Como se isso não bastasse, cortar gastos federais é o oposto do que se deve fazer num momento de economia deprimida. Pergunte às autoridades do Federal Reserve (o Banco Central dos EUA), que têm quase suplicado por ajuda nos esforços recentes para promover a criação de empregos.

Ao mesmo tempo, um problema real relacionado ao déficit começa a surgir: ele vem na forma das isenções fiscais para os mais ricos que os republicanos desejam prorrogar. Só para lembrar, em 75 anos, o custo de tornar essas isenções permanentes seria igual ao buraco nas contas da Previdência Social. A manobra de Obama sobre o salário do funcionalismo poderia, em última análise, se justificar caso ela fosse usada para adotar uma posição mais firme contra as exigências dos republicanos – a ocasião poderia ser aproveitada para declarar que, em tempos de déficit, a redução de impostos para os mais ricos é inaceitável.

Mas o presidente não fez isso. Aparentemente, o congelamento dos salários serviu como um gesto de paz voltado aos republicanos, e, por isso, foi anunciado um dia antes de uma conferência bipartidária. Nesse encontro, Obama, que enfrenta uma oposição radical há dois anos, disse que falhou ao não estender suficientemente a mão para seus inimigos implacáveis.
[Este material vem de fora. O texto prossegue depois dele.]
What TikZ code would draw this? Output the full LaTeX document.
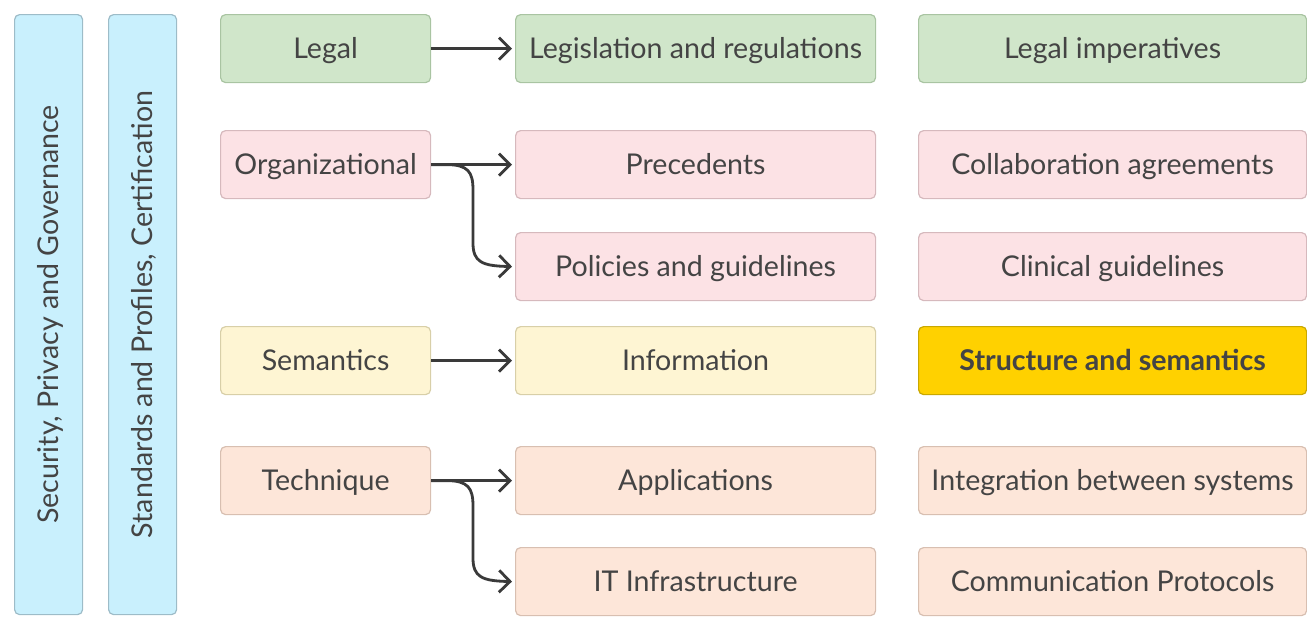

Ao que se sabe, ele não tinha uma placa de "Me chute" pendurada nas costas, mas bem que poderia.

Não houve retribuição do outro lado. Pelo contrário. Os senadores republicanos declararam que nenhum dos projetos que estão na Casa – inclusive medidas importantes, como um tratado sobre armamentos vitais para a segurança nacional – seria votado antes que a questão das isenções fiscais estivesse resolvida, provavelmente nos termos favoráveis a eles.

A primeira impressão que se tem é que os republicanos entenderam como Obama funciona – eles blefam na certeza de que, a certa altura, o presidente irá ceder. A outra lição é que eles estão certos.
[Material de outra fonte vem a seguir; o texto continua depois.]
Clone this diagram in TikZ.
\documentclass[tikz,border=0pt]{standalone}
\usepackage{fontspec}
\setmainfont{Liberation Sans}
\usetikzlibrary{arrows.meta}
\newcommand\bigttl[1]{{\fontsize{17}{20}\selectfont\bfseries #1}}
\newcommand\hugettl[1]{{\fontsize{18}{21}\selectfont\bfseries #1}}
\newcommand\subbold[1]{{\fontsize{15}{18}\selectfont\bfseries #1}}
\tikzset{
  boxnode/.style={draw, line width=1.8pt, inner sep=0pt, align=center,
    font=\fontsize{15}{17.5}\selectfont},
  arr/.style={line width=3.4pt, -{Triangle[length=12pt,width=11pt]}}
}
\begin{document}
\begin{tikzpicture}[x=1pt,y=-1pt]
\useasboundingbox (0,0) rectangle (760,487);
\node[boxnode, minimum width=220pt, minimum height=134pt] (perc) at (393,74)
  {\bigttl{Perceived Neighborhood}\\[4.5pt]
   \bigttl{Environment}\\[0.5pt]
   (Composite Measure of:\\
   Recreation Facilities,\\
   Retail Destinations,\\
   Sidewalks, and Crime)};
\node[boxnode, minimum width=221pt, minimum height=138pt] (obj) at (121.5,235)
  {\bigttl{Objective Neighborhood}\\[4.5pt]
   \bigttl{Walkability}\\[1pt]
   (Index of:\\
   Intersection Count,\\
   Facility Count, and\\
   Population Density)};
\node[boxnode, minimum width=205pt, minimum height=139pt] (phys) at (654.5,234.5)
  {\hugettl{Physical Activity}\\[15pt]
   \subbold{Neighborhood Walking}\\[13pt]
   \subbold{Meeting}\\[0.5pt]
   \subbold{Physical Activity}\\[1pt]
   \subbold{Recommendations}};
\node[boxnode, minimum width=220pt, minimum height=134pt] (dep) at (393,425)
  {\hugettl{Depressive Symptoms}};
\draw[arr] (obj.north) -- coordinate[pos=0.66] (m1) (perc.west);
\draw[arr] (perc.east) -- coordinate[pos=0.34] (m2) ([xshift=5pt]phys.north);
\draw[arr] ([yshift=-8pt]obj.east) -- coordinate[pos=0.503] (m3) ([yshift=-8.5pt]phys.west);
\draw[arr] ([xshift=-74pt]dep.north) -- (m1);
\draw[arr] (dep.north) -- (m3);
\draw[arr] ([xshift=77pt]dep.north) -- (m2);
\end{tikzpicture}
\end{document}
Fica a dúvida: no que Obama e seus auxiliares estão pensando? Eles realmente acreditam que, depois desse tempo todo, sinais de conciliação podem resultar em boa-fé do Partido Republicano?

Ainda mais enigmática é a indiferença da equipe de Obama em relação ao efeito que esse tipo de atitude causa entre seus apoiadores. Qualquer candidato aproveitaria o entusiasmo dos ativistas que o levaram a uma vitória retumbante nas primárias do Partido Democrata – e usaria esse entusiasmo como um grande trunfo. Ao invés disso, Obama insiste em desapontar sistematicamente seus antigos simpatizantes. É como se o presidente tentasse convencer as pessoas que o elegeram de que elas cometeram um erro.

Seja lá o que estiver se passando dentro da Casa Banca, daqui de fora parece que o governo sofre um colapso moral – uma completa falta de propósito e senso de direção.

O que os democratas devem fazer? A resposta é que eles precisam agir por conta própria. Os congressistas democratas, em especial, ainda podem jogar luz sobre os seus oponentes – como fizeram na última quinta-feira, quando forçaram a votação da redução de impostos para a classe média. Na ocasião, obrigaram os republicanos a assumir o desconfortável posicionamento de ser contra a medida para garantir cortes fiscais para os mais ricos.

Para os democratas, seria muito mais fácil marcar posição caso Obama fizesse a parte dele. Mas tudo indica que o partido terá de buscar em outro lugar a liderança de que necessita.